We asked the owners of nearly 13,000 cars to tell us if their vehicles had suffered from any faults in the past 12 months. We classified the faults in 14 groups: air conditioning, battery, bodywork, brakes, engine, engine electrics, exhaust, fuel system, gearbox/clutch, infotainment/dashboard, interior trim, non-engine electrics, steering and suspension.
For each fault, we asked the owner to tell us how long the car was off the road and how much the repairs cost. This information was used to create a unique reliability rating for 175 models spanning 31 brands. Those that cost the most and kept the car off the road the longest gained the lowest scores, and those with few or no problems got the highest ratings.
Here we're looking at the data for the worst-performing 25 models first registered between 2000 and 2015.
The most unreliable older cars
25. BMW 2 Series Active/Gran Tourer (2015-present)
Reliability rating: 78.3%
Owners of the earliest examples of the 2 Series Active/Gran Tourer told us that 32% of their cars had gone wrong; the exhaust and gearbox/clutch were the most commonly cited issues. Two-thirds of cars could still be driven and four out of five were fixed in less than a week. Although 11% of work was done under warranty, 40% of cars cost £500 to £1500 or more to fix.
24. Audi A6 (2011-2018)
Reliability rating: 76.7%
Suspension was the main problem area for A6 owners, accounting for 15% of reported faults. Overall, 30% of A6s went wrong, with other problematic areas including the air-con, brakes, engine, engine and non-electrical systems and interior trim. Although 60% of cars were back on the road in a day or less, only one in five was fixed for free. Other owners paid out £101 to more than £1500.
=22. Range Rover Sport (2013-present)
Reliability rating: 76.5%
Only 13% of Range Rover Sport owners reported a fault on their car, with the bodywork, gearbox/clutch and engine electrics being the most common gripes. However, a quarter of those cars were undriveable and two-thirds spent more than a week off the road. Almost half of the work was done for free, but 9% of bills totalled £1000 to £1500.

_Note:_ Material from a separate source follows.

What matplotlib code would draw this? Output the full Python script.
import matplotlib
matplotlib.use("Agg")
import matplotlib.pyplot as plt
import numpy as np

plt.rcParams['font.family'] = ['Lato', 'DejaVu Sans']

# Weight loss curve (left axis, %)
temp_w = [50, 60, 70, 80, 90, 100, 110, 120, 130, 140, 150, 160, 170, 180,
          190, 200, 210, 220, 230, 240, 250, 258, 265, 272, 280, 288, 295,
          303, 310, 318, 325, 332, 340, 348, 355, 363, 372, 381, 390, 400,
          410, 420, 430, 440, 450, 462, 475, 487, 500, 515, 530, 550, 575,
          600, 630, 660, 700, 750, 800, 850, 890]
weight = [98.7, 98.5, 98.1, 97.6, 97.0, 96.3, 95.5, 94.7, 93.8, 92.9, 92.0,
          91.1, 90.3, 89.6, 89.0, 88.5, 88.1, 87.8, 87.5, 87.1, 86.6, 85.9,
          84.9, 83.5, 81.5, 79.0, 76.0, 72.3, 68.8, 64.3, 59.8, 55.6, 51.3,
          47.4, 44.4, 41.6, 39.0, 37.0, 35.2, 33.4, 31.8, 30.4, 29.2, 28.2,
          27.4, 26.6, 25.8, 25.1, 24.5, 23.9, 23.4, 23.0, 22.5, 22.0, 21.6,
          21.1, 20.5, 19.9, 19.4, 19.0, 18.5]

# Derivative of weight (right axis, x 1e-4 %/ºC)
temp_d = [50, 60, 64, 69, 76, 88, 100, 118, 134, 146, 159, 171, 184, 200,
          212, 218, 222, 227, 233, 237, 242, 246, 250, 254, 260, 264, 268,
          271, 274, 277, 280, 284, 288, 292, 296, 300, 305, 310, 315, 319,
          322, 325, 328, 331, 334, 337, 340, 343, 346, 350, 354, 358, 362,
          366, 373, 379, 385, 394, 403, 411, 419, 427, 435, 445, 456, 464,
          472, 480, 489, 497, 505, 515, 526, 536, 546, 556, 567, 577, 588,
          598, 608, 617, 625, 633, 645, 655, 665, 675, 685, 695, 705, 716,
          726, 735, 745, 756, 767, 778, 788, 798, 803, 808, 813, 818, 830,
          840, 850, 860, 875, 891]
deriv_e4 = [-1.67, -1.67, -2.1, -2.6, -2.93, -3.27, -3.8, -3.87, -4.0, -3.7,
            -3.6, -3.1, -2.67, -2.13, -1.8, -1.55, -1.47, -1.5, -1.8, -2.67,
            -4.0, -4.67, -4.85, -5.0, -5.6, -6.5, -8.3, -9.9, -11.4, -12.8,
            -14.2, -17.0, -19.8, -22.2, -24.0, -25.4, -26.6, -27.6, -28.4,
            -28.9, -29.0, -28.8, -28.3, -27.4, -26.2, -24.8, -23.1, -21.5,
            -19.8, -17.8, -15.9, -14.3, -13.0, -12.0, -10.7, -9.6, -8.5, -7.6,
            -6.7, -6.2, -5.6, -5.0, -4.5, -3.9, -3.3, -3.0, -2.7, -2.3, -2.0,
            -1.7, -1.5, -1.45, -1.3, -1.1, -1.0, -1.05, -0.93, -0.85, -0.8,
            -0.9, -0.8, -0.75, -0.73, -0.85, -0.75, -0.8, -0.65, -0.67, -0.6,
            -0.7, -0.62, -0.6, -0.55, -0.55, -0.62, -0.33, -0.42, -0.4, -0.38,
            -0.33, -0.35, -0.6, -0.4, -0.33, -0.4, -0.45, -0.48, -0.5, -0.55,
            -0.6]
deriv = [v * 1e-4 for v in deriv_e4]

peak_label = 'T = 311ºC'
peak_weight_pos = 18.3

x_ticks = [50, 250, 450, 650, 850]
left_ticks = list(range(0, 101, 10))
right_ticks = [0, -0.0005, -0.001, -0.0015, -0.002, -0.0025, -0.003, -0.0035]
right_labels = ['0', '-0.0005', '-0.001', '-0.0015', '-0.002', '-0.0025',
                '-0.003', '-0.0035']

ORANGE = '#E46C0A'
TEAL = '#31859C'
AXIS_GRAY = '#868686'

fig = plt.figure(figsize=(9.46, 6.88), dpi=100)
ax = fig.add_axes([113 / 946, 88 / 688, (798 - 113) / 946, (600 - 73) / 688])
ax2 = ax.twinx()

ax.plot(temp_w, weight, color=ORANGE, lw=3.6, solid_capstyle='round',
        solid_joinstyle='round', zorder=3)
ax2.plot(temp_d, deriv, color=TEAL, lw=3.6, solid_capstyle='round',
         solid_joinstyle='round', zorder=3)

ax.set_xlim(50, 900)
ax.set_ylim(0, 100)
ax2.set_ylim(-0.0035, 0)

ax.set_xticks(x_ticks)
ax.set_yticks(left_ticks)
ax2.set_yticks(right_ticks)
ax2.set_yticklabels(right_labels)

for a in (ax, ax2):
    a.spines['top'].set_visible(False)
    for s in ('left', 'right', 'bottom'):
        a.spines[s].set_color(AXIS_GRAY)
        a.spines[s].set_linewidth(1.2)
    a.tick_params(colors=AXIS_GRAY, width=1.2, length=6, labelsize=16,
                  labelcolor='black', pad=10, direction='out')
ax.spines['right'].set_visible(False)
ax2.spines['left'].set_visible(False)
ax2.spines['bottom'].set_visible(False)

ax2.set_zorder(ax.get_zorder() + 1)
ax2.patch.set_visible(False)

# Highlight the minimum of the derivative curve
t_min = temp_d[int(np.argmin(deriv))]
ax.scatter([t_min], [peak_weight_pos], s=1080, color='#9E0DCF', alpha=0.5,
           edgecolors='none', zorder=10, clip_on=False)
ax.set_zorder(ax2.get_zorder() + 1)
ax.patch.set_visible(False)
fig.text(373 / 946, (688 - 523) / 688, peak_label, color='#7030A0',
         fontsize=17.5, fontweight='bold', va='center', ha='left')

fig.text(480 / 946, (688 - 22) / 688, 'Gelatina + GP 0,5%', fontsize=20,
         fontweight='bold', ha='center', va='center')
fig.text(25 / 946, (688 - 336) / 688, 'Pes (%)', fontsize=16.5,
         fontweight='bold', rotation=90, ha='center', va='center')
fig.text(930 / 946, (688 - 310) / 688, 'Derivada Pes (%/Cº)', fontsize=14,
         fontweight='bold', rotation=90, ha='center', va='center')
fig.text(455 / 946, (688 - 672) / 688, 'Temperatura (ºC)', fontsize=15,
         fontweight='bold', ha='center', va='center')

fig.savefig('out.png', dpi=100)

=22. Jaguar XF (2007-2015)
Reliability rating: 76.5%
According to owners, 35% of previous-generation XFs went wrong with non-engine electrical issues, the biggest trouble spot being the air-con. Other problem areas included the battery, bodywork and engine. Virtually all cars could still be driven, though, and more than half were repaired in a day or less, with 14% of the work done for free and the majority of owners paying no more than £500.
21. Volvo XC90 (2002-2015)
Reliability rating: 75.0%
Faults were reported on 23% of the XC90s we were told about. The most frequent trouble spots were the air-con, brakes, engine electrics and steering. However, about half the issues were rectified in a day or less and only one in five cars spent more than a week off the road. While 9% of work was done for free, other bills ranged from £51 to £1000.

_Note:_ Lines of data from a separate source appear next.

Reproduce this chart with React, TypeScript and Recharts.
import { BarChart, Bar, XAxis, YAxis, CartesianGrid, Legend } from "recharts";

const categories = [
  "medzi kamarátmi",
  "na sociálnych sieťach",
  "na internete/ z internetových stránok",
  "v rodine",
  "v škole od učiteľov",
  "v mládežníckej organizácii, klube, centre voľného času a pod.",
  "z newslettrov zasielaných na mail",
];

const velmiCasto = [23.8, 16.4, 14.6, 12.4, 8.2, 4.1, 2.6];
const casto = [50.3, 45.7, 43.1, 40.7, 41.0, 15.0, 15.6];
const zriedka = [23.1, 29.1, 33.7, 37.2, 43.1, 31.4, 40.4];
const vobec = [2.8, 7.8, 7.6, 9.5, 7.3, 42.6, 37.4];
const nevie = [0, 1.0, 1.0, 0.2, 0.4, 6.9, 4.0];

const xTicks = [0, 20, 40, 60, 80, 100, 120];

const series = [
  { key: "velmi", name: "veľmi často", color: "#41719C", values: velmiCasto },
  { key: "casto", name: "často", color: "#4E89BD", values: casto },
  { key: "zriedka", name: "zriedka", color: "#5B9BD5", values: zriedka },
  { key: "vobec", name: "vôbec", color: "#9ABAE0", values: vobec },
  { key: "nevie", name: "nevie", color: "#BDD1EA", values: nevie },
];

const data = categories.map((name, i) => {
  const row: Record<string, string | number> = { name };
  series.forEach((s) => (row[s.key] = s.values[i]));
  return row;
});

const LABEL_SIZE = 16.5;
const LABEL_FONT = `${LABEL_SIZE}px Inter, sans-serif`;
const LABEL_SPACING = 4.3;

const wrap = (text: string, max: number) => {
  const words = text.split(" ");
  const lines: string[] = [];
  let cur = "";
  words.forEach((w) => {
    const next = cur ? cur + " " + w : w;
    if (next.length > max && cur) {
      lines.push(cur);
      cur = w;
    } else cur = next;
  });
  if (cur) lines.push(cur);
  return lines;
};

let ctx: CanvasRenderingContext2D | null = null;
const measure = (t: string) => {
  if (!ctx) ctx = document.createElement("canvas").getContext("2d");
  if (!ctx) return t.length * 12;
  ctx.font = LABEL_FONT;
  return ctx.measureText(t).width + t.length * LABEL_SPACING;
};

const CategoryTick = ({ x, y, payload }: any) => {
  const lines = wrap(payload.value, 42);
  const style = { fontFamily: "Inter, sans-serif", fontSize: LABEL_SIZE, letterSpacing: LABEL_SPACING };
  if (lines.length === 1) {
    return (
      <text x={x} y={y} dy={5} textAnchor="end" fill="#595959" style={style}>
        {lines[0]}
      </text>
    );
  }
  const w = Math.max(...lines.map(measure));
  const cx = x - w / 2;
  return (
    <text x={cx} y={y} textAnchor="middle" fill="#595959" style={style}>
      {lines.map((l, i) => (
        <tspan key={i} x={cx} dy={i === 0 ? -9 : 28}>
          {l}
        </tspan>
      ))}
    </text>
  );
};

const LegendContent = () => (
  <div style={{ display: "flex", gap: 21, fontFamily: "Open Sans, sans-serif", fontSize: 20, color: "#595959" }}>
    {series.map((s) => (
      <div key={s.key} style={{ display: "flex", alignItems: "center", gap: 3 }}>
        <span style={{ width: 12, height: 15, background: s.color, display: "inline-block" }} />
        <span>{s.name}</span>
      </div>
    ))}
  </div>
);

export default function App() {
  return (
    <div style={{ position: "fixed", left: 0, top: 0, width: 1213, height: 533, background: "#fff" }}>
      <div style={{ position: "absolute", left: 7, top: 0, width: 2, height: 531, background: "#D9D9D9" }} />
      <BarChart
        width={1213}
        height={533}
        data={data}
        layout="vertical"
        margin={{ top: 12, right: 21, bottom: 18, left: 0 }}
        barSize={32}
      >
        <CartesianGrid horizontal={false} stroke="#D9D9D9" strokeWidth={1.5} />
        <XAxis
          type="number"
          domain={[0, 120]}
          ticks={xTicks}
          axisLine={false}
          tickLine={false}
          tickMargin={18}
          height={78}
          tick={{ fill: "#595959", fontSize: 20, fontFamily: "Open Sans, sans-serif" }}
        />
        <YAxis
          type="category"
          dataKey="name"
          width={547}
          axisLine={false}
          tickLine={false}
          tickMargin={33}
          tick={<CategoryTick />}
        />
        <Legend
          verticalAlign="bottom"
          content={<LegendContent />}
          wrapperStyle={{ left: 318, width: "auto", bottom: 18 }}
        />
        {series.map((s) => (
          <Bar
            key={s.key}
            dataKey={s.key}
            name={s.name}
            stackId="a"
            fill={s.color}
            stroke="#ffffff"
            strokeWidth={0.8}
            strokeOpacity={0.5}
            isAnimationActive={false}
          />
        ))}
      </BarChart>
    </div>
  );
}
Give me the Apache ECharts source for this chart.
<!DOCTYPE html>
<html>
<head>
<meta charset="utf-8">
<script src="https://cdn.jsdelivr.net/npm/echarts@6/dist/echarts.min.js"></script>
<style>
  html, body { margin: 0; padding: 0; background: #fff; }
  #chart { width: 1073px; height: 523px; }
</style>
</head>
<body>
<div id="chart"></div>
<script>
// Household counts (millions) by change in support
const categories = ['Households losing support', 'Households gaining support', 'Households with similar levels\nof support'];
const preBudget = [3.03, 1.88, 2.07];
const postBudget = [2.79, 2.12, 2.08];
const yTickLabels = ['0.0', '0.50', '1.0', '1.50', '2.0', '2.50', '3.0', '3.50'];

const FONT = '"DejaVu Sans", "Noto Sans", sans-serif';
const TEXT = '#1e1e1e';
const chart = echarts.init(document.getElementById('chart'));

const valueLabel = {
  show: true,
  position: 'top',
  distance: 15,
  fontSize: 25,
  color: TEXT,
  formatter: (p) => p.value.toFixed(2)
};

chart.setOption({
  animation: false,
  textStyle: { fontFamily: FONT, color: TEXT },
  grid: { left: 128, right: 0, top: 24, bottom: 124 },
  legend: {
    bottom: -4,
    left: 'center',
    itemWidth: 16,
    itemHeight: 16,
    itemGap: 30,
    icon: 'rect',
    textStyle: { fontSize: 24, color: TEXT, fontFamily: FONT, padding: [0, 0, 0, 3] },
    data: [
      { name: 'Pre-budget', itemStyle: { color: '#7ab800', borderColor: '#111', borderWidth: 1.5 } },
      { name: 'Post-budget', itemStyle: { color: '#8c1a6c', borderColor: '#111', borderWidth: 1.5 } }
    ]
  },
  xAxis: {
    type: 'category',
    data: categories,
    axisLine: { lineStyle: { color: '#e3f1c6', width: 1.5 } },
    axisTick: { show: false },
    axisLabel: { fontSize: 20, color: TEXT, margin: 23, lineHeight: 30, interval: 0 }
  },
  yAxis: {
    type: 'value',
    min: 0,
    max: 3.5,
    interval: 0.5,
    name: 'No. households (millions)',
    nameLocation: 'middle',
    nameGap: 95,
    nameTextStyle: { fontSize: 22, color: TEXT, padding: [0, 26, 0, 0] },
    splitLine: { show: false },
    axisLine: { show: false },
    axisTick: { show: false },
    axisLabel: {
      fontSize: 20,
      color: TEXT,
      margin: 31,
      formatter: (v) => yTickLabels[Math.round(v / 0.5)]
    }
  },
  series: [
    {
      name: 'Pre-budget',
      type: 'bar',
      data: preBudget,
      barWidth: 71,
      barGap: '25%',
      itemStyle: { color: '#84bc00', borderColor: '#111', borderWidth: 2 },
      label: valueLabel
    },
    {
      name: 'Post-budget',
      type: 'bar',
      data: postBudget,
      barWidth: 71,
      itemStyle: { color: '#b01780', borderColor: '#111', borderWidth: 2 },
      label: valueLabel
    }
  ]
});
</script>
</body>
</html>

=19. Volkswagen Golf diesel (2009-2013)
Reliability rating: 74.9%
Far more diesel-engined Golfs suffered faults than petrols (37% versus 8%). The exhaust and suspension were the most common problem areas, followed by the bodywork, brakes and engine. All cars could still be driven, though, and just over half were fixed on the same day. Most owners paid out £51 to £300, but 11% faced bills of more than £1500.
=19. Mercedes E-Class (2002-2009)
Reliability rating: 74.9%
The E-Class is the least dependable older luxury car. Half of the cars we heard about suffered a fault, with the suspension and engine the most commonly cited areas. Although three-quarters of the afflicted cars could still be driven and half were fixed in a day or less, none of the work was done for free and owners paid out between £200 and £750 per fault.
18. BMW 6 Series Coupe/Convertible (2011-2018)
Reliability rating: 73.7%
Only 17% of 6 Series owners told us their car had suffered a fault, with the biggest issues related to non-engine electrics, followed by interior trim and steering. However, half of cars were rendered undriveable and 75% took more than a week to put right. No work was done for free and 50% of repair bills exceeded £1500.
17. Vauxhall Corsa (2006-2012)
Reliability rating: 73.0%
The Corsa may be popular among new drivers, but it's the least reliable small car. More than a third of respondents’ cars went wrong across a wide range of areas including air-con, the battery, brakes, the engine and its electrical systems. All cars could still be driven, but a third took more than a week to fix. Although 7% of cars were repaired for free, two-thirds of owners faced bills of between £101 and £500.
16. Porsche 911 (2004-2011)
Reliability rating: 71.9%
A third of 911s of this generation went wrong, according to owners, with just over half of those rendered undriveable and nearly three-quarters taking up to a week to repair. Problem areas included the air-con and electrics. Although 43% of work was done for free, other owners were left with bills of between £501 and £750.